====== The records ======

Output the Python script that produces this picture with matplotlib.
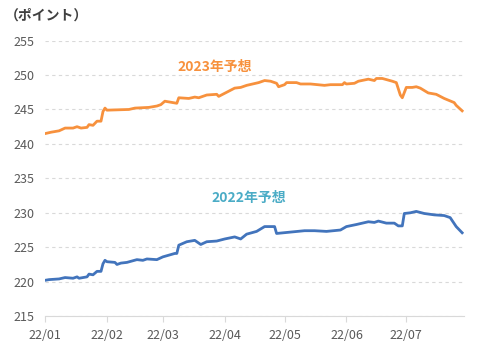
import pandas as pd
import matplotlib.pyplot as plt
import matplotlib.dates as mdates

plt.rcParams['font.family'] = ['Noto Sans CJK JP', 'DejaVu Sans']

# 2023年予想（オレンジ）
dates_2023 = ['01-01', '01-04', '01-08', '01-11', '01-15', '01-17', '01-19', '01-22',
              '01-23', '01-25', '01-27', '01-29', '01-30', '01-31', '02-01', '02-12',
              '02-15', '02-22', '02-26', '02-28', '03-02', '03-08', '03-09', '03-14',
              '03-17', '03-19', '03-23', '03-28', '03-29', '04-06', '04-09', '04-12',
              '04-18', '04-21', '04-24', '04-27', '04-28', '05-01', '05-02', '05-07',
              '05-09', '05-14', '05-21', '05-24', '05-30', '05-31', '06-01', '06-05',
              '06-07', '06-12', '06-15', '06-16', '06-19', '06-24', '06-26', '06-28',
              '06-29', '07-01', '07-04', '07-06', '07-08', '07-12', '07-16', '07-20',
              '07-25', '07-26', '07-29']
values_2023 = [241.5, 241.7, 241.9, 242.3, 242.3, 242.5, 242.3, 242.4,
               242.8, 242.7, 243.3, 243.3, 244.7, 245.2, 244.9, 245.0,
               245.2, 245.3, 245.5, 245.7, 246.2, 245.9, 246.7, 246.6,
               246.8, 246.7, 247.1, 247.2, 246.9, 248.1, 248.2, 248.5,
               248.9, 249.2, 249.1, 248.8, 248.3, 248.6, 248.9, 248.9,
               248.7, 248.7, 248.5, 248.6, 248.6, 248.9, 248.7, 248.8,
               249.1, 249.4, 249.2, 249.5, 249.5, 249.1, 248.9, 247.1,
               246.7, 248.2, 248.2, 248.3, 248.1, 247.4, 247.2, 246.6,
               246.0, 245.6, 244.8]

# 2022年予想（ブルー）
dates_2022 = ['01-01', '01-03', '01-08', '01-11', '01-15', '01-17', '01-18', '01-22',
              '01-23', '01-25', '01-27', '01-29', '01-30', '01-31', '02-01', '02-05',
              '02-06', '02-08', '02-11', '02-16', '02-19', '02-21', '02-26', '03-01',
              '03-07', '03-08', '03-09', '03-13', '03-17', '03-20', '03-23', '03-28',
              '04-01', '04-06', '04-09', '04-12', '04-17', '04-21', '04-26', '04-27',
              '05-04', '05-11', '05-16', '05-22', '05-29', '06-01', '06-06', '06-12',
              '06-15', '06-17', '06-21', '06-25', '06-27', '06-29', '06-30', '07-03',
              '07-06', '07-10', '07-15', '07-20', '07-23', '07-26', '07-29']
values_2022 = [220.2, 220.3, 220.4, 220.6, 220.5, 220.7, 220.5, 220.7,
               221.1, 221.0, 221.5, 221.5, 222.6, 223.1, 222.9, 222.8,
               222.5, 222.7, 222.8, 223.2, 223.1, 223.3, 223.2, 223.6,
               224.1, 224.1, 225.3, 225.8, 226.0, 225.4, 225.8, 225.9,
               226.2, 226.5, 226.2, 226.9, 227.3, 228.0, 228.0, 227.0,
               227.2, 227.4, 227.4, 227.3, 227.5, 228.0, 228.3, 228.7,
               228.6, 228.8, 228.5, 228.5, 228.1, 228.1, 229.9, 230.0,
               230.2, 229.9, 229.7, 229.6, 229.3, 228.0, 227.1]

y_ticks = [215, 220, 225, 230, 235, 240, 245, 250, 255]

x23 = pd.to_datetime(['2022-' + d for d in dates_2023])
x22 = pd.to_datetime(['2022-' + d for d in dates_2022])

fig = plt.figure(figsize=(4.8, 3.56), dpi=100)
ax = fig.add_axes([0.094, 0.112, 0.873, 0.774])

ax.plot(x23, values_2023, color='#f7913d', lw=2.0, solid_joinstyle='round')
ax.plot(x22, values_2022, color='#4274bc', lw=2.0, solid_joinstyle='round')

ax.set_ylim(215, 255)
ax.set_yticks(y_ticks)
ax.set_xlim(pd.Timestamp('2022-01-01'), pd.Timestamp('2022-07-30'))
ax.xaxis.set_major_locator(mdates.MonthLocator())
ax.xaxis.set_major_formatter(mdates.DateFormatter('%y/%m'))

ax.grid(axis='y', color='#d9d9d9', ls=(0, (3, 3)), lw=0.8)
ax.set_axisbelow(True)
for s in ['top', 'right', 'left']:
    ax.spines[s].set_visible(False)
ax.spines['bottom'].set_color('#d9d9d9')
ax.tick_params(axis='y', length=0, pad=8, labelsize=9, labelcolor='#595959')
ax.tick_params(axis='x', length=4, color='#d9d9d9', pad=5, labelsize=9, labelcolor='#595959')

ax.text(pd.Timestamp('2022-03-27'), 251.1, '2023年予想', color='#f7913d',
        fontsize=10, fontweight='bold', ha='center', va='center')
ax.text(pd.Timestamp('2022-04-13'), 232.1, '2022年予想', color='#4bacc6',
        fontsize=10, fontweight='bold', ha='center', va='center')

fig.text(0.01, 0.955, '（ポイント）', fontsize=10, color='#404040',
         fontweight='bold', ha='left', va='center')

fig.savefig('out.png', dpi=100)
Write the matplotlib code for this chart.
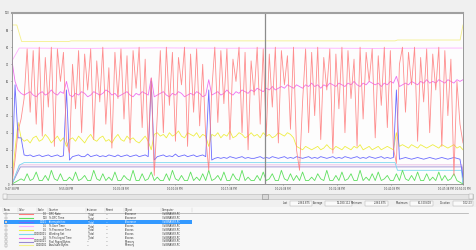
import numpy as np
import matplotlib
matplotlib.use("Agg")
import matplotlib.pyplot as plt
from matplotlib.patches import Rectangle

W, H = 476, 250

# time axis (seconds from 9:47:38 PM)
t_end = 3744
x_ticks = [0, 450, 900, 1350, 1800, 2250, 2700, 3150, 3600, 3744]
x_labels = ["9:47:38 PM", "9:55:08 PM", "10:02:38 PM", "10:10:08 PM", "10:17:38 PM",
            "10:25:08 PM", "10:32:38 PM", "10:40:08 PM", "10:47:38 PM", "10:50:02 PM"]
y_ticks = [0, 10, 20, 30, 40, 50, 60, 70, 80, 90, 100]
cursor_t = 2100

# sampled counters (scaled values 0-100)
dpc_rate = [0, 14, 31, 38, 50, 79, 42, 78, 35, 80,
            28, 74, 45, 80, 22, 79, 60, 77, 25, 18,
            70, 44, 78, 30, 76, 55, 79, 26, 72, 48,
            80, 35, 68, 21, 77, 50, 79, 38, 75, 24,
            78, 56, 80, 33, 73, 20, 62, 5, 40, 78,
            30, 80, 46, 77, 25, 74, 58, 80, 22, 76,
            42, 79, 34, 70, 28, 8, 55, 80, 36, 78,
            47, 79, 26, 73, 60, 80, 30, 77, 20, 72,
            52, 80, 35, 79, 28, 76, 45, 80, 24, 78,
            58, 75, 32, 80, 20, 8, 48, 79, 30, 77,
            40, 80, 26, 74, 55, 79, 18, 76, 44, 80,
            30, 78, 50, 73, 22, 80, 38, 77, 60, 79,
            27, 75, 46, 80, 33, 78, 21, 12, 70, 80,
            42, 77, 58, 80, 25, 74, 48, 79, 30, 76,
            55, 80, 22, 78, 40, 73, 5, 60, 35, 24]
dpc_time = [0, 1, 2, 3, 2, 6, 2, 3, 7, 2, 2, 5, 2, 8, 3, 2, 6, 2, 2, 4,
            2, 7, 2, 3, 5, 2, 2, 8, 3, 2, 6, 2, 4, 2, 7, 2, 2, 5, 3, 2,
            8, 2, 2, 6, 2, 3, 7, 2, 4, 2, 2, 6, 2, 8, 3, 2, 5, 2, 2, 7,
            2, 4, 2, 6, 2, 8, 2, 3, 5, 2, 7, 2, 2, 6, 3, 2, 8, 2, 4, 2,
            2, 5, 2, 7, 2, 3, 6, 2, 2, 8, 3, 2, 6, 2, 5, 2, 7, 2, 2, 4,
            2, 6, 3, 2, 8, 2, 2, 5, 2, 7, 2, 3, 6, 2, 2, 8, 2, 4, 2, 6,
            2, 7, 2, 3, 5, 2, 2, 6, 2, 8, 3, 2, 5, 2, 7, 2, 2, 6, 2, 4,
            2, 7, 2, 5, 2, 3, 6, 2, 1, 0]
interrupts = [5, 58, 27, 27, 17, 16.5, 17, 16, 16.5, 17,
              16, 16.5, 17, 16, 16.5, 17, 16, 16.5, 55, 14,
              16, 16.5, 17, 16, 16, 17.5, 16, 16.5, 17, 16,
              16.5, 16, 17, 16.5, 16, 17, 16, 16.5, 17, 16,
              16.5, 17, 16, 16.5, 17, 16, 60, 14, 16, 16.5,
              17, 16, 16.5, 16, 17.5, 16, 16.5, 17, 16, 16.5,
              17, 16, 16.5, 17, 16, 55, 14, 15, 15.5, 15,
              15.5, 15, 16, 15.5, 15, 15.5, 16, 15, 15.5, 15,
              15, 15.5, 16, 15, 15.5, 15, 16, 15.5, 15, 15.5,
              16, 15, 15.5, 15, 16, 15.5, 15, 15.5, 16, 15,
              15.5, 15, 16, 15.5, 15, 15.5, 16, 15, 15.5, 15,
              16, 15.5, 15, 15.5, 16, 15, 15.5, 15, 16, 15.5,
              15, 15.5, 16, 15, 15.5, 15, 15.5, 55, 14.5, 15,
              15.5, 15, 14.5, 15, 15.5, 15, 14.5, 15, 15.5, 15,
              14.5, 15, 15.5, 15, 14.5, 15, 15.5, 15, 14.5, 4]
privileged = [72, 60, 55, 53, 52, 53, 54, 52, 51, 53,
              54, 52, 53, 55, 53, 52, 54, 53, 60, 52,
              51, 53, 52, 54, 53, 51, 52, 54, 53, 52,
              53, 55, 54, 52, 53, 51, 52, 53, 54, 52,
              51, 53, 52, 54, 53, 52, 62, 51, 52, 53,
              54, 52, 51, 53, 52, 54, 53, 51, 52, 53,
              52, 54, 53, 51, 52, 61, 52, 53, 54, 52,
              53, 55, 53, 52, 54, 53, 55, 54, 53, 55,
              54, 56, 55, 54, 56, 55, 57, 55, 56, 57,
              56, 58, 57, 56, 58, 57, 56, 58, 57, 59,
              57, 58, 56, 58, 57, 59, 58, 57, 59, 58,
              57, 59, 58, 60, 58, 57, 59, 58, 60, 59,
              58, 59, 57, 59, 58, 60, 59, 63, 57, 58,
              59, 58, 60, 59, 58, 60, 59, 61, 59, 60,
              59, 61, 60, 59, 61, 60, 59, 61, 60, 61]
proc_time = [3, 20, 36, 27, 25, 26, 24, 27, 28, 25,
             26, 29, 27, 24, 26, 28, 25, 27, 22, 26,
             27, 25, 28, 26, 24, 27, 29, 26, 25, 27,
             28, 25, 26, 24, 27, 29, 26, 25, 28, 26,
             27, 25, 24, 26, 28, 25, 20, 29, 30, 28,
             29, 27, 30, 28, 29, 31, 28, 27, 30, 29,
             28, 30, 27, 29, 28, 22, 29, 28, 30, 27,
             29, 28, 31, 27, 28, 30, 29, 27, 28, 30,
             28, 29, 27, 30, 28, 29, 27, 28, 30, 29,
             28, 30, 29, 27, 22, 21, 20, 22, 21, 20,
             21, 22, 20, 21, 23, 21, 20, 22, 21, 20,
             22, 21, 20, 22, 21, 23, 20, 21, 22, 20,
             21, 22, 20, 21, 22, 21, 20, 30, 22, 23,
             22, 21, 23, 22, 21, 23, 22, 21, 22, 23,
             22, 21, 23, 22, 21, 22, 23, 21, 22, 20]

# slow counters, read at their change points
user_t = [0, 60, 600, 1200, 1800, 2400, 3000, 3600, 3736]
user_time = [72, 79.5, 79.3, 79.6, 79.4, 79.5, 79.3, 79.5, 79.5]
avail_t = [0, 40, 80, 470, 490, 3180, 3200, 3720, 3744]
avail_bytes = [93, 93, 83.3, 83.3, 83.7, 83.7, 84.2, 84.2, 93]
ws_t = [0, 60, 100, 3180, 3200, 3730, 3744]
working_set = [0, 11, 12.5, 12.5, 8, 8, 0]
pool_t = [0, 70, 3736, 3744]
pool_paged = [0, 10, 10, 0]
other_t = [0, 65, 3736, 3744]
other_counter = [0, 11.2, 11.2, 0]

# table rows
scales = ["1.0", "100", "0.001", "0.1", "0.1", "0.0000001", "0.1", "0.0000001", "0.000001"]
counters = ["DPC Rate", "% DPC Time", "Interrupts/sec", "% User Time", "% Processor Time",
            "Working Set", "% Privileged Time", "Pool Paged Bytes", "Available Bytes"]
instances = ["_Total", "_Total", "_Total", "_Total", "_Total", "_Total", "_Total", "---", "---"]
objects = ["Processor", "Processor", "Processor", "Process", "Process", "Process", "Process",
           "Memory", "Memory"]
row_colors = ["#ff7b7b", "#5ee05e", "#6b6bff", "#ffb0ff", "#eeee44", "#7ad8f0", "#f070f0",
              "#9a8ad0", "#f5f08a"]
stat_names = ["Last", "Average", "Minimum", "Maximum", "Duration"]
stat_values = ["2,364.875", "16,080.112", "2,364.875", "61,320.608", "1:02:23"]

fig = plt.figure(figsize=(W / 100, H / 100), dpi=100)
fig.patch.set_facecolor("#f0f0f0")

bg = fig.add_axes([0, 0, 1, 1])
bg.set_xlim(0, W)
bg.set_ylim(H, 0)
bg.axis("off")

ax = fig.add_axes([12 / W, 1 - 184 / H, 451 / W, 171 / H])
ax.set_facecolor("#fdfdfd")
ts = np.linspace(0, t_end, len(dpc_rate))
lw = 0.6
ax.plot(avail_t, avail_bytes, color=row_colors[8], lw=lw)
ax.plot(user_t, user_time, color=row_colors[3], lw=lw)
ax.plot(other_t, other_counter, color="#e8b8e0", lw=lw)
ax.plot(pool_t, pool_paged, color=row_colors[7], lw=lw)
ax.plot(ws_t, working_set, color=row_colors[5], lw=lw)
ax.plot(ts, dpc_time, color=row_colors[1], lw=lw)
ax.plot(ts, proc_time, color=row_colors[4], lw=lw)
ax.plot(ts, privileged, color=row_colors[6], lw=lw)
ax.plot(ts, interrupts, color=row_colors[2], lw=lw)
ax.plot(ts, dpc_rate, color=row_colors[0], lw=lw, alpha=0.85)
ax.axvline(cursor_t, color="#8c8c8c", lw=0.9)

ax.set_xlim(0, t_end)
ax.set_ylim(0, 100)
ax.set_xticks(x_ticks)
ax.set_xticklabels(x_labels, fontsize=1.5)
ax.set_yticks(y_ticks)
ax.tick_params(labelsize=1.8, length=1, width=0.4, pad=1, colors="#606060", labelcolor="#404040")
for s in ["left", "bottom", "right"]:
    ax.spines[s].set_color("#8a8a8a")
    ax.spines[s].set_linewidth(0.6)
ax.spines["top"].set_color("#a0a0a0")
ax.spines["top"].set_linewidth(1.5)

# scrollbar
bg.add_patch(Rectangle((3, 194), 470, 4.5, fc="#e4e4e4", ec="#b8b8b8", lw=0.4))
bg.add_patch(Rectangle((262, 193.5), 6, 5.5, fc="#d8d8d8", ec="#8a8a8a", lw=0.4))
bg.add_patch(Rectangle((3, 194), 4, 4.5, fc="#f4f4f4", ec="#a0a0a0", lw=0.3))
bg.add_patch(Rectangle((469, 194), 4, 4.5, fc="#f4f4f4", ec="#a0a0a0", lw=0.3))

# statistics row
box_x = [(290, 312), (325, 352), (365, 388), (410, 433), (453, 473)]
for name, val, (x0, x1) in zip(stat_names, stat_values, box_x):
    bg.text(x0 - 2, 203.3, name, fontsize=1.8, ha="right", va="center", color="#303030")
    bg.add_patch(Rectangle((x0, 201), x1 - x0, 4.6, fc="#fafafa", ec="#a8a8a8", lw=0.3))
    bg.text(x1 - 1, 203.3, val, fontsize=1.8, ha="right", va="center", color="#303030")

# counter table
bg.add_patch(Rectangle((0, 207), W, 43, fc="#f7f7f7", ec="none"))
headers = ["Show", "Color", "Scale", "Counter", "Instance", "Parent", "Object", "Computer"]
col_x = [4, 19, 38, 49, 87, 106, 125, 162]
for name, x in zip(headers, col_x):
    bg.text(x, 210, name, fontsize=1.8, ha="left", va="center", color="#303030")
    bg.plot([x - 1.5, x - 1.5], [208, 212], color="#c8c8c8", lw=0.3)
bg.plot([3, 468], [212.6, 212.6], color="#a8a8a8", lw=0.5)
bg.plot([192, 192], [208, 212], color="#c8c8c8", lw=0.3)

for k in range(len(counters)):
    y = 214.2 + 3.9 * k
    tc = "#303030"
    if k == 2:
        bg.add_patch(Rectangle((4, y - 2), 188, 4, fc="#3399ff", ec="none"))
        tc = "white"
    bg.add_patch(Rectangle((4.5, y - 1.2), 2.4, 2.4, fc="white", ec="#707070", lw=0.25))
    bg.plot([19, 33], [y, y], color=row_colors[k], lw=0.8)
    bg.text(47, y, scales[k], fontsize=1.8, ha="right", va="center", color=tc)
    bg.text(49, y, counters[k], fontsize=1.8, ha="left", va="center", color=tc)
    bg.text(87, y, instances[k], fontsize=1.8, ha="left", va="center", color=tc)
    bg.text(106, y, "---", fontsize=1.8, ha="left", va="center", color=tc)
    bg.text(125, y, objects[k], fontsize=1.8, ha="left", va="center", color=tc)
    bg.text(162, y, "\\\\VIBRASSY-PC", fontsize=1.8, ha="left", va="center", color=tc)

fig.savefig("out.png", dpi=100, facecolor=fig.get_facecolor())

======

Short task - Reproduce only the lines from the beginning of the data through the line that contains "plt.rcParams['font.family'] = ['Noto", both included, and please drop the pictures.

Finished task -
Output the Python script that produces this picture with matplotlib.
import pandas as pd
import matplotlib.pyplot as plt
import matplotlib.dates as mdates

plt.rcParams['font.family'] = ['Noto Sans CJK JP', 'DejaVu Sans']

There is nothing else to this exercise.